**Requirements**
In the listing that follows, retype every line from the first through the one containing "label_shift = [-6.5, 0.0, 1.5, 0.5]". Pictures are to be left out.

**Records shown**
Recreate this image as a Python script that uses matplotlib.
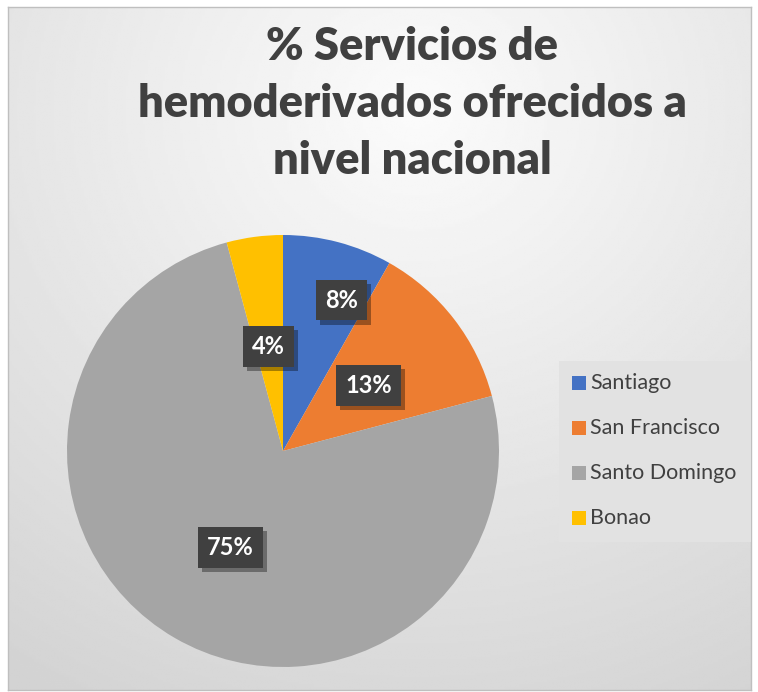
import numpy as np
import matplotlib.pyplot as plt
import matplotlib.patheffects as pe
from matplotlib.patches import Rectangle

# data
regions = ["Santiago", "San Francisco", "Santo Domingo", "Bonao"]
values = [8.2, 12.7, 74.9, 4.2]
colors = ["#4472C4", "#ED7D31", "#A5A5A5", "#FFC000"]
title_lines = ["% Servicios de", "hemoderivados ofrecidos a", "nivel nacional"]

# label placement (fraction of radius, angle shift in degrees)
label_r = [0.75, 0.50, 0.51, 0.49]
label_shift = [-6.5, 0.0, 1.5, 0.5]

plt.rcParams["font.family"] = ["Lato", "DejaVu Sans"]
W, H = 758, 692
fig = plt.figure(figsize=(W / 100, H / 100), dpi=100)
fig.patch.set_facecolor("white")

# background gradient
bg = fig.add_axes([8 / W, 2 / H, 743 / W, 683 / H])
yy, xx = np.mgrid[0:1:300j, 0:1:300j]
d = np.sqrt((xx - 0.55) ** 2 + (yy - 0.15) ** 2)
shade = 0.985 - 0.16 * np.clip(d, 0, 1)
bg.imshow(shade, cmap="gray", vmin=0, vmax=1, aspect="auto", extent=[0, 1, 1, 0])
bg.set_xlim(0, 1)
bg.set_ylim(1, 0)
bg.set_xticks([])
bg.set_yticks([])
for s in bg.spines.values():
    s.set_color("#bfbfbf")
    s.set_linewidth(1.0)

# title
for i, line in enumerate(title_lines):
    fig.text(412 / W, 1 - (46 + 57.5 * i) / H, line, ha="center", va="center",
             fontsize=32.5, fontweight="heavy", color="#404040")

# pie
cx, cy, r = 283, 451, 216
ax = fig.add_axes([(cx - r) / W, (H - cy - r) / H, 2 * r / W, 2 * r / H])
wedges, _ = ax.pie(values, colors=colors, startangle=90, counterclock=False,
                   radius=1, wedgeprops=dict(linewidth=0))
ax.set_xlim(-1, 1)
ax.set_ylim(-1, 1)
ax.set_aspect("equal")
ax.axis("off")

total = sum(values)
for w, v, rr, sh in zip(wedges, values, label_r, label_shift):
    mid = np.deg2rad((w.theta1 + w.theta2) / 2 + sh)
    x, y = rr * np.cos(mid), rr * np.sin(mid)
    t = ax.text(x, y, f"{round(v / total * 100):.0f}%", ha="center", va="center",
                fontsize=17, fontweight="bold", color="white",
                bbox=dict(boxstyle="square,pad=0.38", facecolor="#404040",
                          edgecolor="none"))
    t.get_bbox_patch().set_path_effects([
        pe.SimplePatchShadow(offset=(3, -3), shadow_rgbFace="black", alpha=0.35),
        pe.Normal()])

# legend
lx0, ly0, lw, lh = 559, 361, 192, 181
leg_bg = Rectangle((lx0 / W, 1 - (ly0 + lh) / H), lw / W, lh / H,
                   transform=fig.transFigure, facecolor="#e2e2e2",
                   edgecolor="none", zorder=1)
fig.patches.append(leg_bg)
for i, (name, c) in enumerate(zip(regions, colors)):
    ycen = 383 + 45 * i
    fig.patches.append(Rectangle((572 / W, 1 - (ycen + 7) / H), 14 / W, 14 / H,
                                 transform=fig.transFigure, facecolor=c,
                                 edgecolor="none", zorder=2))
    fig.text(590 / W, 1 - ycen / H, name, ha="left", va="center",
             fontsize=15.5, color="#404040")

fig.savefig("out.png", dpi=100)
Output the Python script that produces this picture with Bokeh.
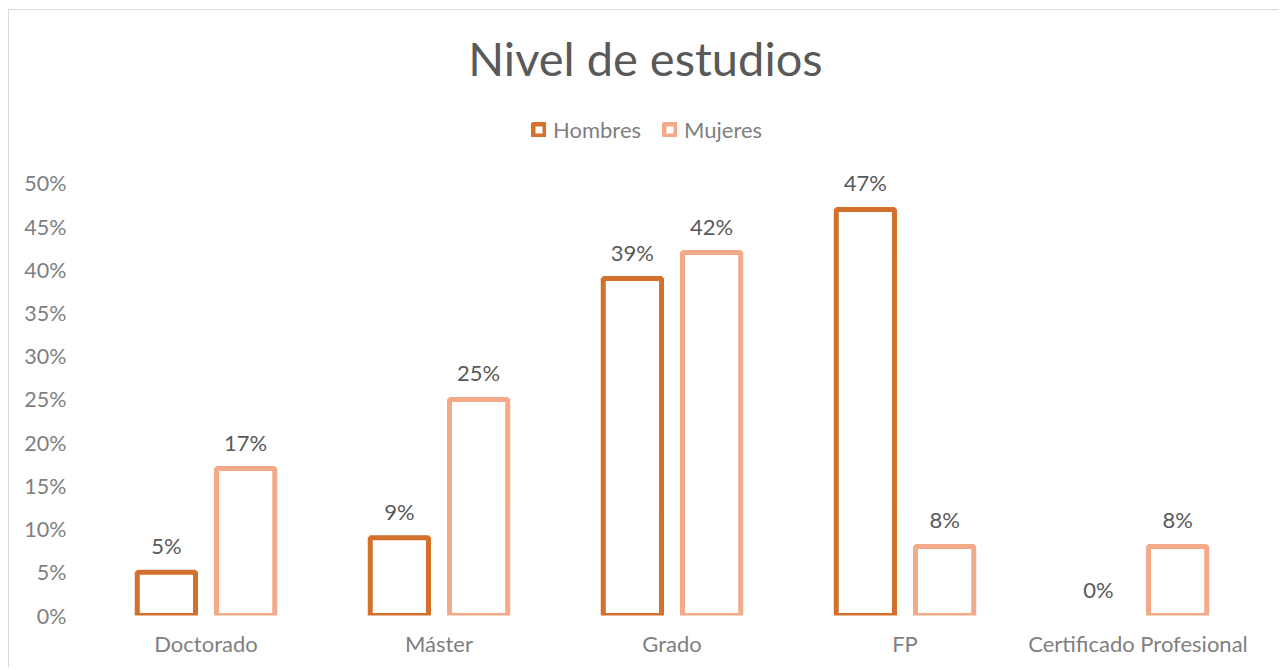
from bokeh.plotting import figure
from bokeh.models import (ColumnDataSource, Range1d, FactorRange, FixedTicker,
                          PrintfTickFormatter, Legend, LegendItem, Label,
                          CDSView, BooleanFilter)
from bokeh.transform import dodge
from bokeh.core.properties import value
from bokeh.embed import file_html
from bokeh.resources import INLINE

categories = ["Doctorado", "Máster", "Grado", "FP", "Certificado Profesional"]
hombres = [5, 9, 39, 47, 0]
mujeres = [17, 25, 42, 8, 8]
y_ticks = [0, 5, 10, 15, 20, 25, 30, 35, 40, 45, 50]

FONT = "Lato"
C_H = "#D3702C"
C_M = "#F2AA89"

src = ColumnDataSource(dict(
    cat=categories, h=hombres, m=mujeres,
    hl=[f"{v}%" for v in hombres], ml=[f"{v}%" for v in mujeres],
))

p = figure(width=1270, height=658, output_backend="svg", toolbar_location=None,
           x_range=FactorRange(*categories, range_padding=0),
           y_range=Range1d(0, 70.02),
           min_border_left=80, min_border_right=25, min_border_top=0, min_border_bottom=53)

view_h = CDSView(filter=BooleanFilter([v > 0 for v in hombres]))
view_m = CDSView(filter=BooleanFilter([v > 0 for v in mujeres]))

rh = p.vbar(x=dodge("cat", -0.17, range=p.x_range), top="h", width=0.25, source=src,
            view=view_h, fill_color="white", line_color=C_H, line_width=5)
rm = p.vbar(x=dodge("cat", 0.17, range=p.x_range), top="m", width=0.25, source=src,
            view=view_m, fill_color="white", line_color=C_M, line_width=5)

for col, lab, off in (("h", "hl", -0.17), ("m", "ml", 0.17)):
    p.text(x=dodge("cat", off, range=p.x_range), y=col, text=lab, source=src,
           text_align="center", text_baseline="bottom", y_offset=-13,
           text_font=value(FONT), text_font_size="22px", text_color="#595959")

p.grid.visible = False
p.outline_line_color = None

p.yaxis.ticker = FixedTicker(ticks=y_ticks)
p.yaxis.formatter = PrintfTickFormatter(format="%d%%")
p.yaxis.axis_line_color = None
p.yaxis.major_tick_line_color = None
p.yaxis.minor_tick_line_color = None
p.yaxis.major_tick_out = 0
p.yaxis.major_label_standoff = 23
p.yaxis.major_label_text_font = FONT
p.yaxis.major_label_text_font_size = "21.5px"
p.yaxis.major_label_text_color = "#7F7F7F"

p.xaxis.axis_line_color = None
p.xaxis.major_tick_line_color = None
p.xaxis.major_tick_out = 0
p.xaxis.major_label_standoff = 14
p.xaxis.major_label_text_font = FONT
p.xaxis.major_label_text_font_size = "22px"
p.xaxis.major_label_text_color = "#7F7F7F"

title = Label(x=556, y=558, x_units="screen", y_units="screen",
              text="Nivel de estudios", text_align="center", text_baseline="middle",
              text_font=FONT, text_font_size="47px", text_color="#595959")
p.add_layout(title)

legend = Legend(items=[LegendItem(label="Hombres", renderers=[rh]),
                       LegendItem(label="Mujeres", renderers=[rm])],
                orientation="horizontal", location=(442, 472),
                glyph_width=15, glyph_height=15, label_height=20,
                label_standoff=7, spacing=21, padding=0, margin=0,
                label_text_font=FONT, label_text_font_size="22px",
                label_text_color="#7F7F7F",
                background_fill_alpha=0, border_line_color=None)
p.add_layout(legend)

p.styles = {"margin-left": "8px", "margin-top": "9px",
            "border-left": "1px solid #D9D9D9", "border-top": "1px solid #D9D9D9"}

open("out.html", "w").write(file_html(p, INLINE))
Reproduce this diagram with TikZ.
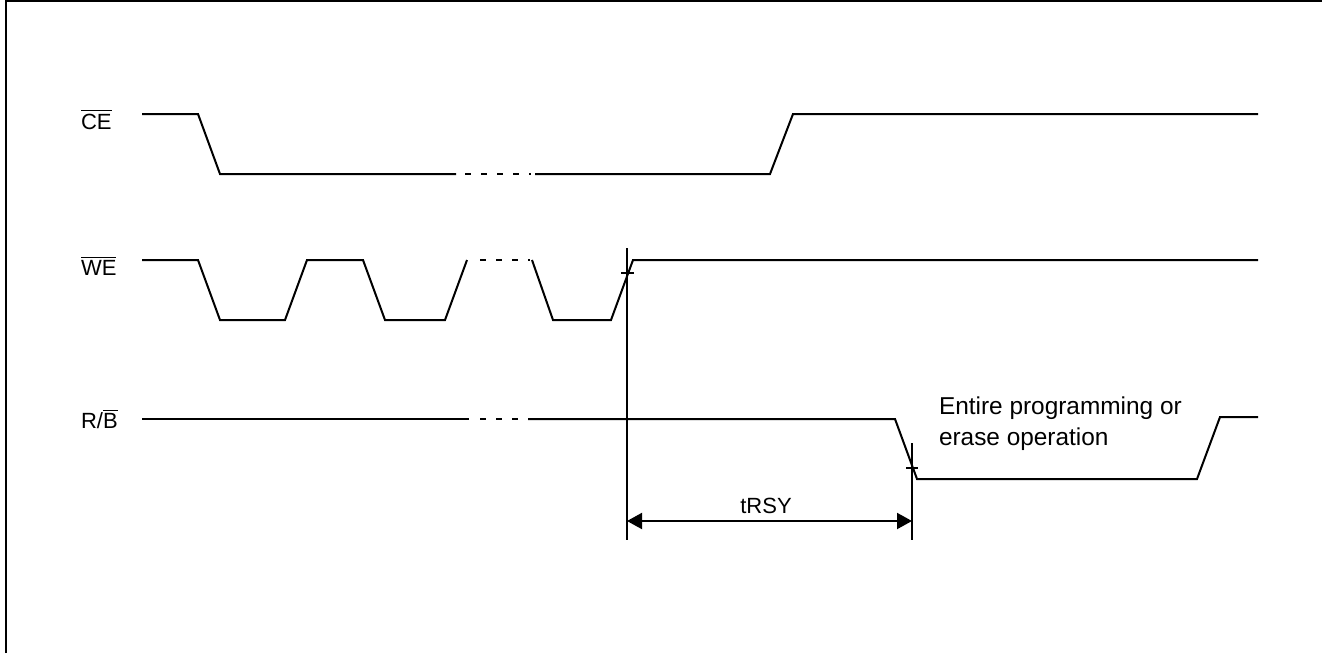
\documentclass[tikz,border=0pt]{standalone}
\usepackage{fontspec}
\setmainfont{Liberation Sans}
\usetikzlibrary{arrows.meta}
\begin{document}
\begin{tikzpicture}[x=0.5pt,y=-0.5pt,line width=1pt,
        every node/.style={inner sep=0pt,font=\fontsize{11}{15.5}\selectfont},
        gap/.style={dash pattern=on 3pt off 5pt},
        >={Triangle[length=7.5pt,width=8pt]}]
            \useasboundingbox (0,0) rectangle (1322,653);
            \draw (5.5,653) -- (5.5,0.5) -- (1322,0.5);
            % signal names
            \node[anchor=base west] (ce) at (80,129) {$\overline{\mbox{CE}}$};
            \node[anchor=base west] (we) at (80,275) {$\overline{\mbox{WE}}$};
            \node[anchor=base west] (rb) at (80,428) {R/$\overline{\mbox{B}}$};
            % CE
            \draw (142,114) -- (198,114) -- (220,174) -- (456,174);
            \draw[gap] (465,174) -- (531,174);
            \draw (535,174) -- (770,174) -- (793,114) -- (1258,114);
            % WE
            \draw (142,260) -- (198,260) -- (220,320) -- (285,320) -- (307,260) -- (363,260)
                -- (385,320) -- (445,320) -- (467,260);
            \draw[gap] (480,260) -- (530,260);
            \draw (532,260) -- (553,320) -- (611,320) -- (633,260) -- (1258,260);
            % R/B
            \draw (142,419) -- (469,419);
            \draw[gap] (480,419) -- (518,419);
            \draw (528,419) -- (895,419) -- (917,479) -- (1197,479) -- (1220,417) -- (1258,417);
            % timing
            \coordinate (t0) at (627,248);
            \coordinate (t0b) at (627,540);
            \coordinate (t1) at (912,443);
            \coordinate (t1b) at (912,540);
            \draw (t0) -- (t0b);
            \draw (t1) -- (t1b);
            \draw (621,272.7) -- (634,272.7);
            \draw (906,467.7) -- (918,467.7);
            \draw[<->] (627,521) -- (912,521);
            \node[anchor=base] (trsy) at (766,513) {tRSY};
            \node[anchor=north west,align=left,font=\fontsize{12.2}{15.5}\selectfont] (op) at (938,396)
                {Entire programming or\\erase operation};
        \end{tikzpicture}
\end{document}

**Final answer**
Recreate this image as a Python script that uses matplotlib.
import numpy as np
import matplotlib.pyplot as plt
import matplotlib.patheffects as pe
from matplotlib.patches import Rectangle

# data
regions = ["Santiago", "San Francisco", "Santo Domingo", "Bonao"]
values = [8.2, 12.7, 74.9, 4.2]
colors = ["#4472C4", "#ED7D31", "#A5A5A5", "#FFC000"]
title_lines = ["% Servicios de", "hemoderivados ofrecidos a", "nivel nacional"]

# label placement (fraction of radius, angle shift in degrees)
label_r = [0.75, 0.50, 0.51, 0.49]
label_shift = [-6.5, 0.0, 1.5, 0.5]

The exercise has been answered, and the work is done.